The US State Department's 2010 Quadrennial Diplomacy and Development Review confirmed that, in a world of increasingly fast-paced change, 'science and technology must be enlisted in an unprecedented fashion.' In November 2009 US Secretary of State Hillary Clinton announced the appointment of three prominent US scientists as science and technology envoys to bolster collaboration with Muslim communities around the world. Professor Bruce Alberts, a former President of the US National Academy of Sciences, has just completed his term as a Science Envoy focusing on Indonesia.

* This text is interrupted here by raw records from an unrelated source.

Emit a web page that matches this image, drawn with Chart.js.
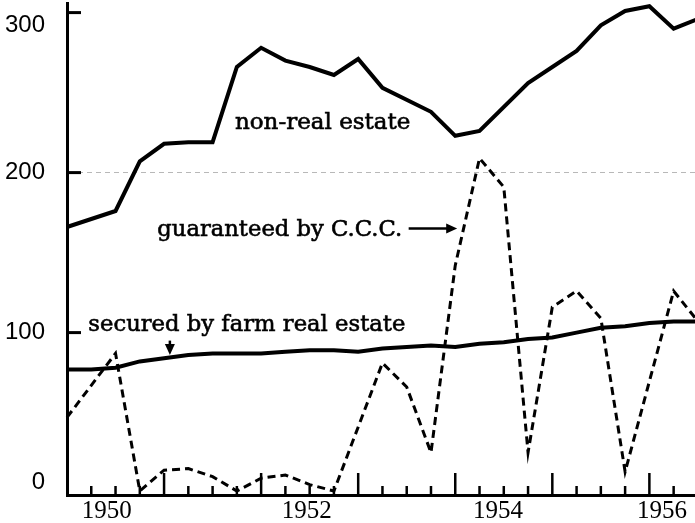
<!DOCTYPE html>
<html>
<head>
<meta charset="utf-8">
<script src="https://cdn.jsdelivr.net/npm/chart.js@4/dist/chart.umd.min.js"></script>
<style>
  html, body { margin: 0; padding: 0; background: #fff; }
  #chart { display: block; }
</style>
</head>
<body>
<canvas id="chart" width="695" height="523"></canvas>
<script>
// quarterly readings, 1950 - mid 1956 (null = no visible kink, line runs straight through)
var quarters = [1950, 1950.25, 1950.5, 1950.75, 1951, 1951.25, 1951.5, 1951.75,
                1952, 1952.25, 1952.5, 1952.75, 1953, 1953.25, 1953.5, 1953.75,
                1954, 1954.25, 1954.5, 1954.75, 1955, 1955.25, 1955.5, 1955.75,
                1956, 1956.25, 1956.5];
var nonRealEstate = [166, null, 176, 207, 218, 219, 219, 266,
                     278, 270, 266, 261, 271, 253, null, 238,
                     223, 226, null, 256, 266, 276, 292, 301,
                     304, 290, 296];
var farmRealEstate = [77, 77, 78, 82, 84, 86, 87, 87,
                      87, 88, 89, 89, 88, 90, 91, 92,
                      91, 93, 94, 96, 97, 100, 103, 104,
                      106, 107, 107];
var guaranteedCCC = [47, null, 87, 1, 14, 15, 10, 1,
                     9, 11, 5, 1, null, 81, 66, 25,
                     142, 209, 191, 25, 116, 126, 109, 13,
                     null, 126, 107];

var yTicks = [0, 100, 200, 300];
var xYearLabels = [1950, 1952, 1954, 1956];
var xYearLabelPos = [1950.41, 1952.47, 1954.44, 1956.13];

// hand-lettered value labels sit a little inside the end ticks
var yLabelNudge = [-10, 0, 0, 13];

var notes = [
  { text: 'non-real estate', x: 1951.73, y: 231, width: 177 },
  { text: 'guaranteed by C.C.C.', x: 1950.93, y: 164, width: 245 },
  { text: 'secured by farm real estate', x: 1950.22, y: 105, width: 317 }
];
var arrows = [
  { from: [1953.52, 165], to: [1954.02, 165] },
  { from: [1951.06, 95], to: [1951.06, 86] }
];

function toPoints(vals) {
  var pts = [];
  for (var i = 0; i < quarters.length; i++) {
    pts.push({ x: quarters[i], y: vals[i] });
  }
  return pts;
}

var drawExtras = {
  id: 'drawExtras',
  afterDatasetsDraw: function(chart) {
    var ctx = chart.ctx;
    var x = chart.scales.x, y = chart.scales.y;
    var bottom = chart.chartArea.bottom, left = chart.chartArea.left;
    ctx.save();
    ctx.strokeStyle = '#000';
    ctx.fillStyle = '#000';
    ctx.lineCap = 'butt';

    // quarter ticks pointing up from the time axis
    ctx.lineWidth = 2.5;
    for (var i = 1; i < quarters.length - 1; i++) {
      var px = x.getPixelForValue(quarters[i]);
      var len = (quarters[i] % 1 === 0) ? 22 : 9;
      ctx.beginPath();
      ctx.moveTo(px, bottom);
      ctx.lineTo(px, bottom - len);
      ctx.stroke();
    }

    // inward ticks and labels on value axis
    ctx.lineWidth = 3;
    ctx.font = '24px "Liberation Sans"';
    ctx.textAlign = 'right';
    ctx.textBaseline = 'middle';
    for (var j = 0; j < yTicks.length; j++) {
      var py = y.getPixelForValue(yTicks[j]);
      if (j > 0) {
        ctx.beginPath();
        ctx.moveTo(left, py);
        ctx.lineTo(left + 14, py);
        ctx.stroke();
      }
      ctx.fillText(String(yTicks[j]), left - 22, py + yLabelNudge[j]);
    }

    // labels
    ctx.font = '23px "DejaVu Serif"';
    ctx.textBaseline = 'middle';
    ctx.textAlign = 'left';
    ctx.lineWidth = 0.6;
    notes.forEach(function(n) {
      var tx = x.getPixelForValue(n.x), ty = y.getPixelForValue(n.y);
      ctx.fillText(n.text, tx, ty, n.width);
      ctx.strokeText(n.text, tx, ty, n.width);
    });

    // arrows
    ctx.lineWidth = 2.5;
    arrows.forEach(function(a) {
      var x1 = x.getPixelForValue(a.from[0]), y1 = y.getPixelForValue(a.from[1]);
      var x2 = x.getPixelForValue(a.to[0]), y2 = y.getPixelForValue(a.to[1]);
      var ang = Math.atan2(y2 - y1, x2 - x1);
      ctx.beginPath();
      ctx.moveTo(x1, y1);
      ctx.lineTo(x2 - 6 * Math.cos(ang), y2 - 6 * Math.sin(ang));
      ctx.stroke();
      ctx.beginPath();
      ctx.moveTo(x2, y2);
      ctx.lineTo(x2 - 11 * Math.cos(ang) + 5 * Math.sin(ang), y2 - 11 * Math.sin(ang) - 5 * Math.cos(ang));
      ctx.lineTo(x2 - 11 * Math.cos(ang) - 5 * Math.sin(ang), y2 - 11 * Math.sin(ang) + 5 * Math.cos(ang));
      ctx.closePath();
      ctx.fill();
    });
    ctx.restore();
  }
};

var ctx = document.getElementById('chart').getContext('2d');
var chart = new Chart(ctx, {
  type: 'line',
  data: {
    datasets: [
      {
        label: 'non-real estate',
        data: toPoints(nonRealEstate),
        borderColor: '#000',
        borderWidth: 4,
        pointRadius: 0,
        spanGaps: true,
        tension: 0,
        clip: false
      },
      {
        label: 'secured by farm real estate',
        data: toPoints(farmRealEstate),
        borderColor: '#000',
        borderWidth: 4,
        pointRadius: 0,
        spanGaps: true,
        tension: 0,
        clip: false
      },
      {
        label: 'guaranteed by C.C.C.',
        data: toPoints(guaranteedCCC),
        borderColor: '#000',
        borderWidth: 3,
        borderDash: [8, 5],
        pointRadius: 0,
        spanGaps: true,
        tension: 0,
        clip: false
      }
    ]
  },
  options: {
    responsive: false,
    animation: false,
    devicePixelRatio: 1,
    layout: { padding: { top: 3, right: 0, bottom: 0, left: 0 } },
    plugins: {
      legend: { display: false },
      tooltip: { enabled: false }
    },
    scales: {
      x: {
        type: 'linear',
        min: 1950,
        max: 1956.47,
        afterFit: function(scale) { scale.height = 28; scale.paddingLeft = 0; scale.paddingRight = 0; },
        afterBuildTicks: function(scale) {
          scale.ticks = xYearLabelPos.map(function(v) { return { value: v }; });
        },
        ticks: {
          autoSkip: false,
          maxRotation: 0,
          padding: 1,
          color: '#000',
          font: { family: '"Liberation Serif"', size: 25 },
          callback: function(value, index) { return String(xYearLabels[index]); }
        },
        grid: { display: false, drawTicks: false },
        border: { display: true, color: '#000', width: 3 }
      },
      y: {
        min: -1.5,
        max: 306,
        afterFit: function(scale) { scale.width = 67; scale.paddingTop = 0; scale.paddingBottom = 0; },
        afterBuildTicks: function(scale) {
          scale.ticks = yTicks.map(function(v) { return { value: v }; });
        },
        ticks: { display: false },
        grid: {
          drawTicks: false,
          color: function(c) { return (c.tick && c.tick.value === 200) ? 'rgba(0,0,0,0.28)' : 'rgba(0,0,0,0)'; },
          lineWidth: 1
        },
        border: { display: true, color: '#000', width: 3, dash: [5, 4] }
      }
    }
  },
  plugins: [drawExtras]
});
</script>
</body>
</html>
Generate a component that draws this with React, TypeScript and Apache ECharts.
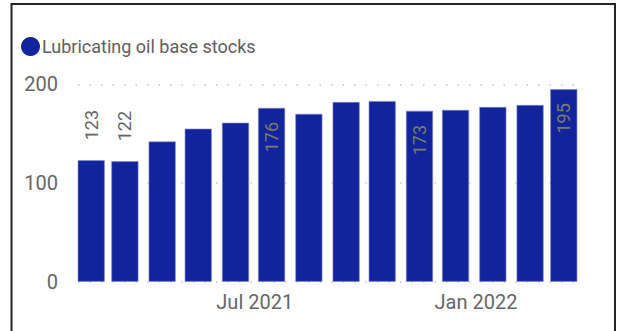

By contrast, Australia has two Minister-Counsellors, one in Brussels and one in Washington DC, to provide support for the Commonwealth's Innovation, Industry, Science, Research and Tertiary Education portfolio. Reflecting the export value of tertiary education services, we do have an international education network which has a dozen officers. Mostly in Asia, they manage bilateral and multilateral education and training engagements. With resources widely acknowledged to be insufficient, the Department of Foreign Affairs and Trade undertakes excellent but small science diplomacy projects, such as providing speaking opportunities in Asia for eminent Australian scientists.

Australia's international engagement efforts have been diminished in the wake of recent federal budget decisions. One unfortunate consequence of the 2011 termination of the productive 10-year International Scientific Linkages program is the lack of strategic international guidance and support to direct our national research effort. Without national coordination we are not able to make the most of the 96% of high-citation research that occurs overseas.

Without doubt, a strategic effort to engage scientifically in the Asian Century should be a national priority.